◆ **Problem description**
Omit pictures and quote the listing below line by line, from its start through the line that holds "de données Reuters</div>".

◆ **Raw data**
● ● ● ●
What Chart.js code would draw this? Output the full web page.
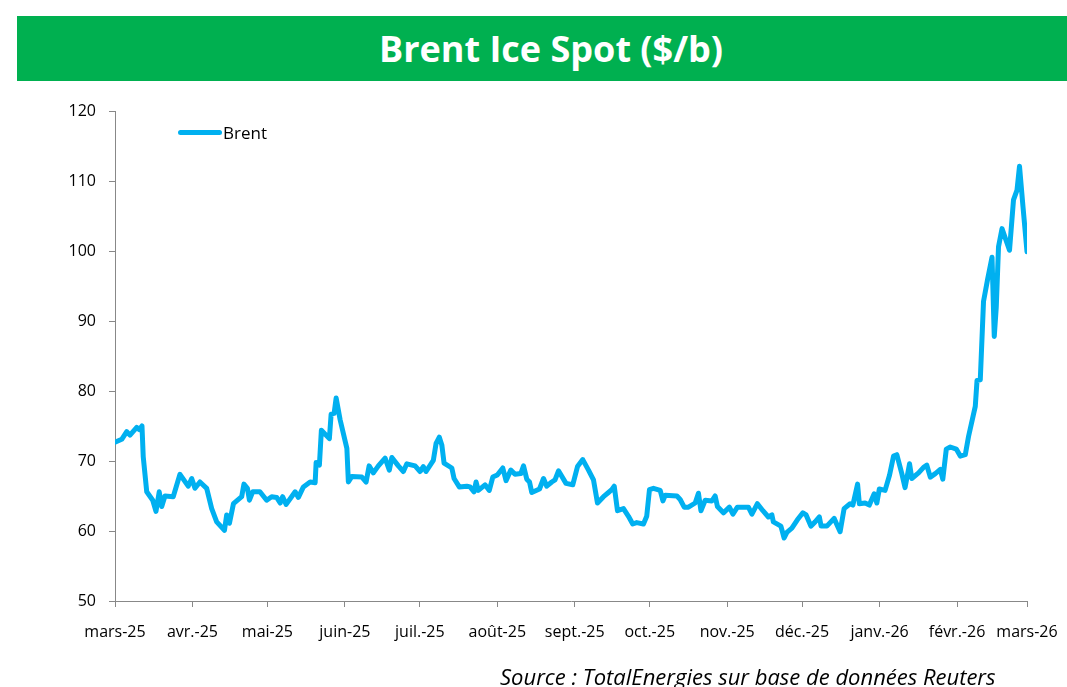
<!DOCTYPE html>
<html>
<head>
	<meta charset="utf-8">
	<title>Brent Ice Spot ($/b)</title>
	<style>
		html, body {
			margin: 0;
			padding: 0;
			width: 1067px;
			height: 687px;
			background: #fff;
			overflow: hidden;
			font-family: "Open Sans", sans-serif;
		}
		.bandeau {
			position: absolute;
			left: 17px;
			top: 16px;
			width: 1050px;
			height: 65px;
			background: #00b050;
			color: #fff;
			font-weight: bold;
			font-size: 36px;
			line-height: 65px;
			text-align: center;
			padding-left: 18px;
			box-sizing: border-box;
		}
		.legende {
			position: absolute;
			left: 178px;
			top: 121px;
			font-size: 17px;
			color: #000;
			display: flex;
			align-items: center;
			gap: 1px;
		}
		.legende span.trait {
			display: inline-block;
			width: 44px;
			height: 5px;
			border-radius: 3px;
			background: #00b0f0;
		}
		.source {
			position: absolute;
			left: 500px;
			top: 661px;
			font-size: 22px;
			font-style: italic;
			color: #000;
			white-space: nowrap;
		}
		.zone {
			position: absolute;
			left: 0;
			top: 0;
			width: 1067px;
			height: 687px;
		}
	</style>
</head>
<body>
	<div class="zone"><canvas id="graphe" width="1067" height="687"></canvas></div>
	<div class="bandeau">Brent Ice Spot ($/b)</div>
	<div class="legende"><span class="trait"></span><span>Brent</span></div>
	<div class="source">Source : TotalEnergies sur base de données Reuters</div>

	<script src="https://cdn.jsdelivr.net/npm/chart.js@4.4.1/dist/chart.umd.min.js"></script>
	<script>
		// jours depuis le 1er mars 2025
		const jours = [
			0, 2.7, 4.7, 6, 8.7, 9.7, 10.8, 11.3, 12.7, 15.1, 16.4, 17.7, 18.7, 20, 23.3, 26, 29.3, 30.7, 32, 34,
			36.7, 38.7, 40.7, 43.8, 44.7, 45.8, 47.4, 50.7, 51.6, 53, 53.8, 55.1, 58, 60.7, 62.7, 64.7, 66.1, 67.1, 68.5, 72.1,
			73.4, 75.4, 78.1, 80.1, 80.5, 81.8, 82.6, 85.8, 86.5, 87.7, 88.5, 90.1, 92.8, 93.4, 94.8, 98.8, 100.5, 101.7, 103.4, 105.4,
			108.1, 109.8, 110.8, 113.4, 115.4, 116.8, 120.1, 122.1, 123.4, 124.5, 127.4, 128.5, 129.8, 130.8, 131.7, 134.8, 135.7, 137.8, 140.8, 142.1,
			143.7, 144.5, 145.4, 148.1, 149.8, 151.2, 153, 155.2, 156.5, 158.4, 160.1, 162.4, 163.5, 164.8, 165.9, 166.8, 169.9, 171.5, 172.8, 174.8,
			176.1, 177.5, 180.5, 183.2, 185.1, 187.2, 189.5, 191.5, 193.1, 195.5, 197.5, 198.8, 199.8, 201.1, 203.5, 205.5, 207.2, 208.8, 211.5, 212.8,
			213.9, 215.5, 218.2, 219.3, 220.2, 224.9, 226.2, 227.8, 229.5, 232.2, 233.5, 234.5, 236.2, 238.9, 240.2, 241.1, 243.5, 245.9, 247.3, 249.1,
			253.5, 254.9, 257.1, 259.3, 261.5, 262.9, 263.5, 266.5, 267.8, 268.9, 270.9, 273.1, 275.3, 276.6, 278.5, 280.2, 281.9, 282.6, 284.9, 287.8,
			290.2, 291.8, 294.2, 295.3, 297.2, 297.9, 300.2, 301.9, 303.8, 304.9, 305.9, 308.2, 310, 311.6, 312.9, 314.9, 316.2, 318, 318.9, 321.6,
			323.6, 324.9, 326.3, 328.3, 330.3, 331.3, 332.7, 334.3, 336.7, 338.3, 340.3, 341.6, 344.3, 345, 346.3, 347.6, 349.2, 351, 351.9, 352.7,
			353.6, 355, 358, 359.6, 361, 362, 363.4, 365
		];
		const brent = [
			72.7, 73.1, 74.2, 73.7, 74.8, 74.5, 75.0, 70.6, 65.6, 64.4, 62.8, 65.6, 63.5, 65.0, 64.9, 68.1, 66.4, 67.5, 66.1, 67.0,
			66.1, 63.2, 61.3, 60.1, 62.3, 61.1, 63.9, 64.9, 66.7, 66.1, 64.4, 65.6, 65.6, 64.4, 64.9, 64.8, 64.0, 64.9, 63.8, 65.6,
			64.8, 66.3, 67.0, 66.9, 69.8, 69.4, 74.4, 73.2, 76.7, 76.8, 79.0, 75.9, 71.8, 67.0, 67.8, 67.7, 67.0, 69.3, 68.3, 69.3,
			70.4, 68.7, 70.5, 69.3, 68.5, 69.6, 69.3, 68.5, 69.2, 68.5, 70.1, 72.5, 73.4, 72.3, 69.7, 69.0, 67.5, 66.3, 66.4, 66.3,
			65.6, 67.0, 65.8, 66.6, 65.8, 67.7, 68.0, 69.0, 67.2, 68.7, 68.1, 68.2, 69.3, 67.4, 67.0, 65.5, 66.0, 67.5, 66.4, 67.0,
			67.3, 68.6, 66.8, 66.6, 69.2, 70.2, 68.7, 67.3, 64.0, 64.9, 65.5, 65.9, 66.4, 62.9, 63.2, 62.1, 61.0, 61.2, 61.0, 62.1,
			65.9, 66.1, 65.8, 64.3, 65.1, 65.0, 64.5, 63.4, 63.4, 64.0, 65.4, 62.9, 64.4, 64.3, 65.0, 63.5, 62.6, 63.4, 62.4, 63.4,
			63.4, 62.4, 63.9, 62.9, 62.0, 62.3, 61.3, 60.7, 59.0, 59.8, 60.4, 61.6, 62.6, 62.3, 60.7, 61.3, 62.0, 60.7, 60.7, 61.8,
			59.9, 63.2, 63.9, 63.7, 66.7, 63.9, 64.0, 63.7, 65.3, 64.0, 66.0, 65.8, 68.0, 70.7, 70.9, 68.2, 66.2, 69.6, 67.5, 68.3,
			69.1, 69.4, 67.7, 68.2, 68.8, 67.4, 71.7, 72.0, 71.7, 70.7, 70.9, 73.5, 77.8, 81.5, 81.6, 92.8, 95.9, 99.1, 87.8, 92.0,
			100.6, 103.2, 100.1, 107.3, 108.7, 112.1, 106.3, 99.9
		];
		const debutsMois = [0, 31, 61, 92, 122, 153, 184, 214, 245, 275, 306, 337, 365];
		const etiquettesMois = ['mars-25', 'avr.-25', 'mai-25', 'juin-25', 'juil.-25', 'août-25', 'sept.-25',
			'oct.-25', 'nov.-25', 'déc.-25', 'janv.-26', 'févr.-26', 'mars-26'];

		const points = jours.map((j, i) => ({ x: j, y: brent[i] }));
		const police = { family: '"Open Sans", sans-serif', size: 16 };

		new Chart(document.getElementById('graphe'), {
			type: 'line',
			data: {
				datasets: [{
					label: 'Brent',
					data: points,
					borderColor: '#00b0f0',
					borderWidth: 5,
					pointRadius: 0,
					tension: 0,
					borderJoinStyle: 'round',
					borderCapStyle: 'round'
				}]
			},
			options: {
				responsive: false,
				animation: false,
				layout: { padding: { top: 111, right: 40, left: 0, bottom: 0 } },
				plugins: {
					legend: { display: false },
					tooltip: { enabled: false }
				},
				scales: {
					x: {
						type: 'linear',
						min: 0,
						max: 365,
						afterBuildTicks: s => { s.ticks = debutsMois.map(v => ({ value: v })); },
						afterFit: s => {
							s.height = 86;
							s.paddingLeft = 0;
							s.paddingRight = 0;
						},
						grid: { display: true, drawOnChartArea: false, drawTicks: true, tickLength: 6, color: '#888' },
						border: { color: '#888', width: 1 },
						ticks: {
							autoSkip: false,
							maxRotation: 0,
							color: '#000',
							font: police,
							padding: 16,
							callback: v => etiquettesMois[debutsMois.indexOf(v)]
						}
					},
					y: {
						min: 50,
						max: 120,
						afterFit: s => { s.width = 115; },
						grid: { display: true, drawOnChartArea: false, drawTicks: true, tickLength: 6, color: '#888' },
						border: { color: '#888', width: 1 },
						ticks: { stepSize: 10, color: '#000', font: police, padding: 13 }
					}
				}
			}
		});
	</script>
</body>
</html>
● ● ● ●
◆ **Solved problem**
What Chart.js code would draw this? Output the full web page.
<!DOCTYPE html>
<html>
<head>
	<meta charset="utf-8">
	<title>Brent Ice Spot ($/b)</title>
	<style>
		html, body {
			margin: 0;
			padding: 0;
			width: 1067px;
			height: 687px;
			background: #fff;
			overflow: hidden;
			font-family: "Open Sans", sans-serif;
		}
		.bandeau {
			position: absolute;
			left: 17px;
			top: 16px;
			width: 1050px;
			height: 65px;
			background: #00b050;
			color: #fff;
			font-weight: bold;
			font-size: 36px;
			line-height: 65px;
			text-align: center;
			padding-left: 18px;
			box-sizing: border-box;
		}
		.legende {
			position: absolute;
			left: 178px;
			top: 121px;
			font-size: 17px;
			color: #000;
			display: flex;
			align-items: center;
			gap: 1px;
		}
		.legende span.trait {
			display: inline-block;
			width: 44px;
			height: 5px;
			border-radius: 3px;
			background: #00b0f0;
		}
		.source {
			position: absolute;
			left: 500px;
			top: 661px;
			font-size: 22px;
			font-style: italic;
			color: #000;
			white-space: nowrap;
		}
		.zone {
			position: absolute;
			left: 0;
			top: 0;
			width: 1067px;
			height: 687px;
		}
	</style>
</head>
<body>
	<div class="zone"><canvas id="graphe" width="1067" height="687"></canvas></div>
	<div class="bandeau">Brent Ice Spot ($/b)</div>
	<div class="legende"><span class="trait"></span><span>Brent</span></div>
	<div class="source">Source : TotalEnergies sur base de données Reuters</div>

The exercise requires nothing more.